§ **TASK TO COMPLETE**
Write out the material exactly, without any of its pictures.

§ **COLLECTED MATERIAL**
______

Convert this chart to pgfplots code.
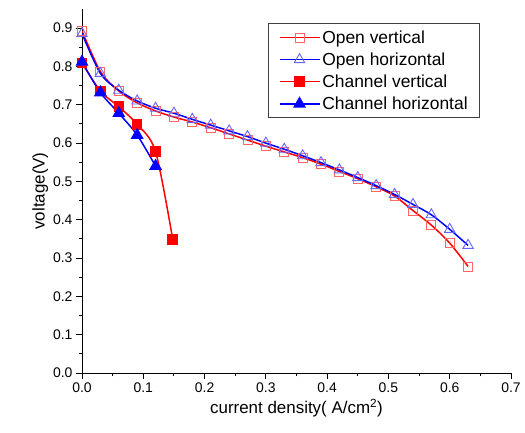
\documentclass[border=0pt]{standalone}
\usepackage{pgfplots}
\pgfplotsset{compat=1.18}
\usepackage{fontspec}
\setmainfont{Liberation Sans}
\begin{document}
\begin{tikzpicture}
\begin{axis}[
  name=ax,
  scale only axis,
  width=429bp, height=364bp,
  xmin=0, xmax=0.7, ymin=0, ymax=0.95,
  xtick={0,0.1,...,0.7}, ytick={0,0.1,...,0.9},
  minor x tick num=1, minor y tick num=1,
  axis x line=bottom, axis y line=left,
  axis line style={-, line width=0.9pt},
  tick align=outside,
  major tick length=6bp, minor tick length=3.5bp,
  every tick/.style={black, line width=0.9pt},
  /pgf/number format/assume math mode=true,
  /pgf/number format/.cd, fixed, fixed zerofill, precision=1, /pgfplots/.cd,
  ticklabel style={font=\fontsize{14}{16}\selectfont},
  xlabel={current density( A/cm\textsuperscript{2})},
  ylabel={voltage(V)},
  label style={font=\fontsize{17}{20}\selectfont},
  ylabel style={yshift=-2bp},
  legend style={at={(0.928,0.9615)}, anchor=north east, draw=black!75, line width=0.9pt,
    font=\fontsize{17.5}{20}\selectfont, row sep=4bp, inner xsep=10bp, inner ysep=5bp},
  legend cell align=left,
  legend image code/.code={\draw[mark repeat=2,mark phase=2] plot coordinates {(0bp,0bp) (20bp,0bp) (40bp,0bp)};},
]
\addplot[red, line width=1.5pt, smooth, mark=square, mark size=4.5bp,
  mark options={draw=red!60, fill=white, line width=0.9pt, solid}] coordinates {
(0,0.893) (0.03,0.787) (0.06,0.736) (0.09,0.705) (0.12,0.684) (0.15,0.668)
(0.18,0.655) (0.21,0.640) (0.24,0.624) (0.27,0.608) (0.30,0.592) (0.33,0.577)
(0.36,0.562) (0.39,0.545) (0.42,0.526) (0.45,0.507) (0.48,0.486) (0.51,0.462)
(0.54,0.424) (0.57,0.386) (0.60,0.339) (0.63,0.278)};
\addlegendentry{Open vertical}
\addplot[blue, line width=1.5pt, smooth, mark=triangle, mark size=6bp,
  mark options={draw=blue!60, fill=white, line width=0.9pt, solid}] coordinates {
(0,0.886) (0.03,0.782) (0.06,0.738) (0.09,0.710) (0.12,0.691) (0.15,0.678)
(0.18,0.662) (0.21,0.647) (0.24,0.632) (0.27,0.617) (0.30,0.600) (0.33,0.584)
(0.36,0.567) (0.39,0.549) (0.42,0.530) (0.45,0.510) (0.48,0.489) (0.51,0.466)
(0.54,0.440) (0.57,0.413) (0.60,0.375) (0.63,0.333)};
\addlegendentry{Open horizontal}
\addplot[red, line width=1.5pt, smooth, mark=square*, mark size=4.5bp,
  mark options={fill=red, solid}] coordinates {
(0,0.809) (0.03,0.736) (0.06,0.695) (0.09,0.649) (0.12,0.578) (0.148,0.349)};
\addlegendentry{Channel vertical}
\addplot[blue, line width=1.5pt, smooth, mark=triangle*, mark size=6bp,
  mark options={fill=blue, solid}] coordinates {
(0,0.812) (0.03,0.732) (0.06,0.678) (0.09,0.621) (0.12,0.540)};
\addlegendentry{Channel horizontal}
\end{axis}
\pgfresetboundingbox
\path[use as bounding box] ([xshift=-82bp,yshift=-60bp]ax.south west) rectangle ([xshift=14bp,yshift=9bp]ax.north east);
\end{tikzpicture}
\end{document}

______

§ **CORRECT RESPONSE**
Convert this chart to pgfplots code.
\documentclass[border=0pt]{standalone}
\usepackage{pgfplots}
\pgfplotsset{compat=1.18}
\usepackage{fontspec}
\setmainfont{Liberation Sans}
\begin{document}
\begin{tikzpicture}
\begin{axis}[
  name=ax,
  scale only axis,
  width=429bp, height=364bp,
  xmin=0, xmax=0.7, ymin=0, ymax=0.95,
  xtick={0,0.1,...,0.7}, ytick={0,0.1,...,0.9},
  minor x tick num=1, minor y tick num=1,
  axis x line=bottom, axis y line=left,
  axis line style={-, line width=0.9pt},
  tick align=outside,
  major tick length=6bp, minor tick length=3.5bp,
  every tick/.style={black, line width=0.9pt},
  /pgf/number format/assume math mode=true,
  /pgf/number format/.cd, fixed, fixed zerofill, precision=1, /pgfplots/.cd,
  ticklabel style={font=\fontsize{14}{16}\selectfont},
  xlabel={current density( A/cm\textsuperscript{2})},
  ylabel={voltage(V)},
  label style={font=\fontsize{17}{20}\selectfont},
  ylabel style={yshift=-2bp},
  legend style={at={(0.928,0.9615)}, anchor=north east, draw=black!75, line width=0.9pt,
    font=\fontsize{17.5}{20}\selectfont, row sep=4bp, inner xsep=10bp, inner ysep=5bp},
  legend cell align=left,
  legend image code/.code={\draw[mark repeat=2,mark phase=2] plot coordinates {(0bp,0bp) (20bp,0bp) (40bp,0bp)};},
]
\addplot[red, line width=1.5pt, smooth, mark=square, mark size=4.5bp,
  mark options={draw=red!60, fill=white, line width=0.9pt, solid}] coordinates {
(0,0.893) (0.03,0.787) (0.06,0.736) (0.09,0.705) (0.12,0.684) (0.15,0.668)
(0.18,0.655) (0.21,0.640) (0.24,0.624) (0.27,0.608) (0.30,0.592) (0.33,0.577)
(0.36,0.562) (0.39,0.545) (0.42,0.526) (0.45,0.507) (0.48,0.486) (0.51,0.462)
(0.54,0.424) (0.57,0.386) (0.60,0.339) (0.63,0.278)};
\addlegendentry{Open vertical}
\addplot[blue, line width=1.5pt, smooth, mark=triangle, mark size=6bp,
  mark options={draw=blue!60, fill=white, line width=0.9pt, solid}] coordinates {
(0,0.886) (0.03,0.782) (0.06,0.738) (0.09,0.710) (0.12,0.691) (0.15,0.678)
(0.18,0.662) (0.21,0.647) (0.24,0.632) (0.27,0.617) (0.30,0.600) (0.33,0.584)
(0.36,0.567) (0.39,0.549) (0.42,0.530) (0.45,0.510) (0.48,0.489) (0.51,0.466)
(0.54,0.440) (0.57,0.413) (0.60,0.375) (0.63,0.333)};
\addlegendentry{Open horizontal}
\addplot[red, line width=1.5pt, smooth, mark=square*, mark size=4.5bp,
  mark options={fill=red, solid}] coordinates {
(0,0.809) (0.03,0.736) (0.06,0.695) (0.09,0.649) (0.12,0.578) (0.148,0.349)};
\addlegendentry{Channel vertical}
\addplot[blue, line width=1.5pt, smooth, mark=triangle*, mark size=6bp,
  mark options={fill=blue, solid}] coordinates {
(0,0.812) (0.03,0.732) (0.06,0.678) (0.09,0.621) (0.12,0.540)};
\addlegendentry{Channel horizontal}
\end{axis}
\pgfresetboundingbox
\path[use as bounding box] ([xshift=-82bp,yshift=-60bp]ax.south west) rectangle ([xshift=14bp,yshift=9bp]ax.north east);
\end{tikzpicture}
\end{document}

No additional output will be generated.